Leaving out every picture, copy the lines of the data exactly, from the first through the line containing "Line, XAxis, YAxis".

==========

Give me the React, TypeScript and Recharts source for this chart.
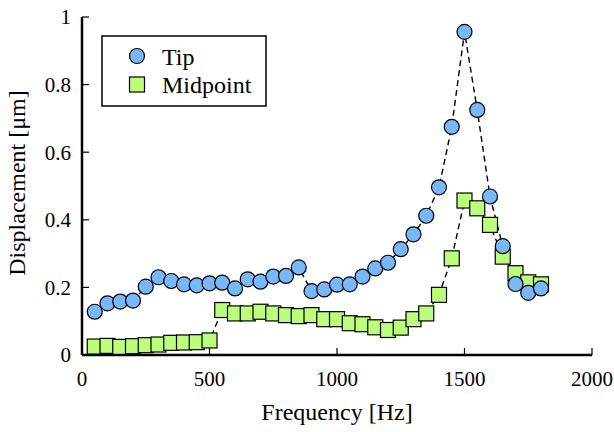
import { ComposedChart, Line, XAxis, YAxis } from 'recharts';

const freqs = [50, 100, 150, 200, 250, 300, 350, 400, 450, 500, 550, 600, 650, 700, 750, 800, 850, 900,
  950, 1000, 1050, 1100, 1150, 1200, 1250, 1300, 1350, 1400, 1450, 1500, 1550, 1600, 1650, 1700, 1750, 1800];

const tip = [0.128, 0.153, 0.158, 0.161, 0.202, 0.23, 0.219, 0.209, 0.206, 0.212, 0.214, 0.197, 0.224, 0.217,
  0.232, 0.234, 0.259, 0.189, 0.194, 0.208, 0.209, 0.232, 0.256, 0.273, 0.313, 0.357, 0.412, 0.496, 0.675,
  0.956, 0.725, 0.469, 0.322, 0.21, 0.184, 0.197];

const midpoint = [0.025, 0.027, 0.024, 0.026, 0.029, 0.031, 0.036, 0.037, 0.038, 0.043, 0.133, 0.123, 0.123,
  0.128, 0.123, 0.118, 0.115, 0.118, 0.106, 0.106, 0.094, 0.091, 0.082, 0.074, 0.081, 0.106, 0.123, 0.178,
  0.286, 0.457, 0.434, 0.385, 0.291, 0.242, 0.215, 0.209];

const xTicks = [0, 500, 1000, 1500, 2000];
const yTicks = [0, 0.2, 0.4, 0.6, 0.8, 1];

const data = freqs.map((f, i) => ({ f, tip: tip[i], mid: midpoint[i] }));

const FONT = 'Liberation Serif';
const BLUE = '#78b7f8';
const GREEN = '#bcfd7b';

const tickStyle = { fill: '#000', fontSize: 21, fontFamily: FONT };

function TipDot(p: any) {
  return <circle key={'t' + p.index} cx={p.cx} cy={p.cy} r={7.5} fill={BLUE} stroke="#000" strokeWidth={1.2} />;
}

function MidDot(p: any) {
  return (
    <rect key={'m' + p.index} x={p.cx - 7.5} y={p.cy - 7.5} width={15} height={15}
      fill={GREEN} stroke="#000" strokeWidth={1.2} />
  );
}

function LegendBox() {
  return (
    <svg width={166} height={72} style={{ position: 'absolute', left: 101, top: 35 }}>
      <rect x={1} y={1} width={164} height={70} fill="#fff" stroke="#000" strokeWidth={1.5} />
      <circle cx={36} cy={21} r={7.5} fill={BLUE} stroke="#000" strokeWidth={1.2} />
      <text x={61} y={30} fontSize={24} fontFamily={FONT}>Tip</text>
      <rect x={28.5} y={42} width={15} height={15} fill={GREEN} stroke="#000" strokeWidth={1.2} />
      <text x={61} y={58} fontSize={24} fontFamily={FONT}>Midpoint</text>
    </svg>
  );
}

export default function App() {
  return (
    <div style={{ position: 'absolute', left: 0, top: 0, width: 614, height: 432, fontFamily: FONT }}>
      <ComposedChart width={614} height={432} data={data}
        margin={{ top: 17, right: 22, bottom: 0, left: 0 }}>
        <XAxis xAxisId="b" type="number" dataKey="f" domain={[0, 2000]} ticks={xTicks} height={77}
          tickSize={-7} tickMargin={23} tick={tickStyle}
          axisLine={{ stroke: '#000', strokeWidth: 2.5 }} tickLine={{ stroke: '#000', strokeWidth: 1.2 }}
          label={{
            content: ({ viewBox }: any) => (
              <text x={viewBox.x + viewBox.width / 2} y={viewBox.y + 65} textAnchor="middle"
                fontSize={24} fontFamily={FONT}>Frequency [Hz]</text>
            ),
          }} />
        <XAxis xAxisId="t" orientation="top" type="number" dataKey="f" domain={[0, 2000]} ticks={xTicks}
          height={0} tickSize={-7} tickFormatter={() => ''}
          axisLine={{ stroke: '#000', strokeWidth: 2.5 }} tickLine={{ stroke: '#000', strokeWidth: 1.2 }} />
        <YAxis yAxisId="l" type="number" domain={[0, 1]} ticks={yTicks} width={82}
          tickSize={-7} tickMargin={18} tick={tickStyle}
          axisLine={{ stroke: '#000', strokeWidth: 2.5 }} tickLine={{ stroke: '#000', strokeWidth: 1.2 }}
          label={{
            content: ({ viewBox }: any) => (
              <text x={25} y={viewBox.y + viewBox.height / 2 - 3} textAnchor="middle"
                transform={`rotate(-90, 25, ${viewBox.y + viewBox.height / 2 - 3})`}
                fontSize={24} fontFamily={FONT}>Displacement [μm]</text>
            ),
          }} />
        <YAxis yAxisId="r" orientation="right" type="number" domain={[0, 1]} ticks={yTicks} width={0}
          tickSize={-7} tickFormatter={() => ''}
          axisLine={{ stroke: '#000', strokeWidth: 2.5 }} tickLine={{ stroke: '#000', strokeWidth: 1.2 }} />

        <Line xAxisId="b" yAxisId="l" dataKey="mid" stroke="none" dot={MidDot} isAnimationActive={false} />
        <Line xAxisId="b" yAxisId="l" dataKey="tip" stroke="none" dot={TipDot} isAnimationActive={false} />
        <Line xAxisId="b" yAxisId="l" type="linear" dataKey="mid" stroke="#000" strokeWidth={1.4}
          strokeDasharray="6 4" dot={false} isAnimationActive={false} />
        <Line xAxisId="b" yAxisId="l" type="linear" dataKey="tip" stroke="#000" strokeWidth={1.4}
          strokeDasharray="6 4" dot={false} isAnimationActive={false} />
      </ComposedChart>
      <LegendBox />
    </div>
  );
}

==========

• [FINAL ANSWER]:
Give me the React, TypeScript and Recharts source for this chart.
import { ComposedChart, Line, XAxis, YAxis } from 'recharts';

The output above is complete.